Omit all images, then return the remaining material exactly as it stands.

» **Information provided**:
▬▬▬
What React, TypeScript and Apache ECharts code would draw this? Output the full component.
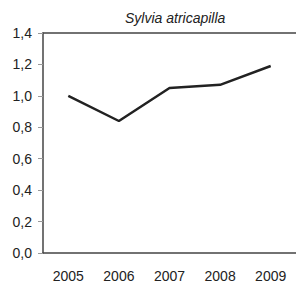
import React, { useEffect, useRef } from "react";
import * as echarts from "echarts";

const years = ["2005", "2006", "2007", "2008", "2009"];
const values = [1.0, 0.84, 1.05, 1.07, 1.19];
const titleText = "Sylvia atricapilla";

export default function App() {
  const ref = useRef<HTMLDivElement>(null);
  useEffect(() => {
    if (!ref.current) return;
    const chart = echarts.init(ref.current, null, { renderer: "svg" });
    chart.setOption({
      animation: false,
      title: {
        text: titleText,
        left: 120,
        top: 6,
        textStyle: {
          fontFamily: "Liberation Sans",
          fontStyle: "italic",
          fontWeight: "normal",
          fontSize: 14,
          color: "#222",
        },
      },
      grid: { left: 43, right: -3, top: 33, bottom: 31 },
      xAxis: [
        {
          type: "category",
          data: years,
          boundaryGap: true,
          axisLine: { lineStyle: { color: "#444", width: 1.5 } },
          axisTick: { show: false },
          axisLabel: {
            margin: 16,
            fontFamily: "Liberation Sans",
            fontSize: 14,
            color: "#222",
          },
          splitLine: { show: false },
        },
        {
          type: "category",
          data: years,
          position: "top",
          axisLine: { lineStyle: { color: "#444", width: 1.5 } },
          axisTick: { show: false },
          axisLabel: { show: false },
          splitLine: { show: false },
        },
      ],
      yAxis: {
        type: "value",
        min: 0,
        max: 1.4,
        interval: 0.2,
        axisLine: { show: true, lineStyle: { color: "#444", width: 1.5 } },
        axisTick: { show: true, length: 5, lineStyle: { color: "#999" } },
        axisLabel: {
          margin: 11,
          fontFamily: "Liberation Sans",
          fontSize: 14,
          color: "#222",
          formatter: (v: number) => v.toFixed(1).replace(".", ","),
        },
        splitLine: { show: false },
      },
      series: [
        {
          type: "line",
          data: values,
          symbol: "none",
          lineStyle: { color: "#222", width: 2.5 },
        },
      ],
    });
    return () => chart.dispose();
  }, []);
  return (
    <div
      ref={ref}
      style={{ position: "absolute", left: 0, top: 0, width: 296, height: 284, overflow: "hidden" }}
    />
  );
}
▬▬▬
» **The output**:
What React, TypeScript and Apache ECharts code would draw this? Output the full component.
import React, { useEffect, useRef } from "react";
import * as echarts from "echarts";

const years = ["2005", "2006", "2007", "2008", "2009"];
const values = [1.0, 0.84, 1.05, 1.07, 1.19];
const titleText = "Sylvia atricapilla";

export default function App() {
  const ref = useRef<HTMLDivElement>(null);
  useEffect(() => {
    if (!ref.current) return;
    const chart = echarts.init(ref.current, null, { renderer: "svg" });
    chart.setOption({
      animation: false,
      title: {
        text: titleText,
        left: 120,
        top: 6,
        textStyle: {
          fontFamily: "Liberation Sans",
          fontStyle: "italic",
          fontWeight: "normal",
          fontSize: 14,
          color: "#222",
        },
      },
      grid: { left: 43, right: -3, top: 33, bottom: 31 },
      xAxis: [
        {
          type: "category",
          data: years,
          boundaryGap: true,
          axisLine: { lineStyle: { color: "#444", width: 1.5 } },
          axisTick: { show: false },
          axisLabel: {
            margin: 16,
            fontFamily: "Liberation Sans",
            fontSize: 14,
            color: "#222",
          },
          splitLine: { show: false },
        },
        {
          type: "category",
          data: years,
          position: "top",
          axisLine: { lineStyle: { color: "#444", width: 1.5 } },
          axisTick: { show: false },
          axisLabel: { show: false },
          splitLine: { show: false },
        },
      ],
      yAxis: {
        type: "value",
        min: 0,
        max: 1.4,
        interval: 0.2,
        axisLine: { show: true, lineStyle: { color: "#444", width: 1.5 } },
        axisTick: { show: true, length: 5, lineStyle: { color: "#999" } },
        axisLabel: {
          margin: 11,
          fontFamily: "Liberation Sans",
          fontSize: 14,
          color: "#222",
          formatter: (v: number) => v.toFixed(1).replace(".", ","),
        },
        splitLine: { show: false },
      },
      series: [
        {
          type: "line",
          data: values,
          symbol: "none",
          lineStyle: { color: "#222", width: 2.5 },
        },
      ],
    });
    return () => chart.dispose();
  }, []);
  return (
    <div
      ref={ref}
      style={{ position: "absolute", left: 0, top: 0, width: 296, height: 284, overflow: "hidden" }}
    />
  );
}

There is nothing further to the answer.